Solution: Ingest via Kinesis Data Firehose $\rightarrow$ Convert to Parquet $\rightarrow$ Store in Amazon S3. Use Amazon Athena for queries and S3 Lifecycle Policies to move data to Glacier Deep Archive after 1 year.
Why: Parquet reduces query costs in Athena; S3 provides the cheapest long-term storage.

Example 2: Real-time Leaderboard

Scenario: A gaming app requires sub-10ms response times to read/write player scores for a global leaderboard.
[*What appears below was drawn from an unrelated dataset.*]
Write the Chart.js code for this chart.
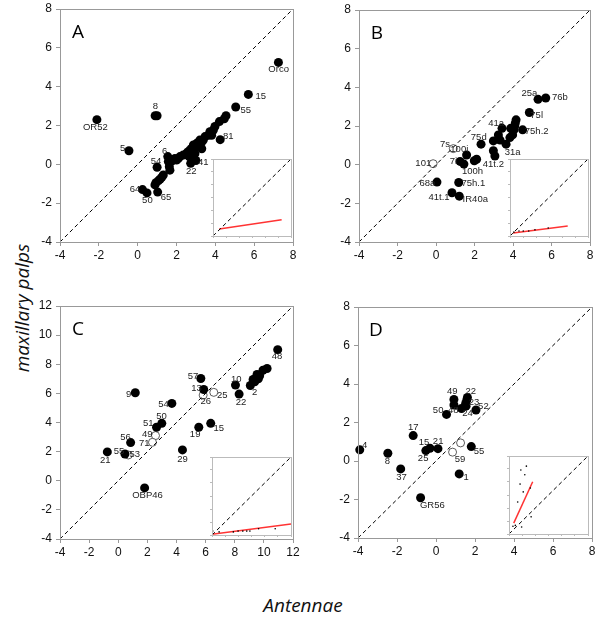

Solution: Use Amazon DynamoDB with DynamoDB Accelerator (DAX).
Why: DAX provides an in-memory cache for DynamoDB, ensuring microsecond latency even during traffic spikes.

Checkpoint Questions

Which service is best suited for migrating an existing on-premises Apache Kafka cluster with minimal code changes?
To minimize costs for data that is rarely accessed but must be available immediately when requested, which S3 storage class should you use?
What is the advantage of using Redshift Spectrum instead of loading all data into Redshift local storage?

▶Click to see answers

Amazon MSK (Managed Streaming for Apache Kafka).
S3 Glacier Instant Retrieval.
It allows you to query data directly from Amazon S3, saving on provisioned Redshift storage costs and allowing for a "Lakehouse" architecture.

Comparison Tables

Feature	Amazon Kinesis Data Streams	Amazon MSK
Management	Fully Managed (Serverless available)	Managed, but requires cluster sizing
Ecosystem	AWS-Native (IAM, CloudWatch)	Apache Kafka (Standard APIs)
Retention	Up to 365 days	Configurable (unlimited with Tiered Storage)
Best For	New AWS-only apps	Migrating Kafka or complex open-source needs

Muddy Points & Cross-Refs

Redshift vs. Athena: Use Redshift for complex, heavy-duty reporting and frequent queries. Use Athena for ad-hoc exploration of S3 data where you don't want to manage a cluster.
EMR vs. Glue: Use EMR if you need deep control over the Spark/Hadoop environment or specific versions. Use AWS Glue for serverless, event-driven ETL.
HNSW Indexing: This is a niche but important exam topic. Remember it's for Vector Data (AI/ML) specifically within Aurora PostgreSQL.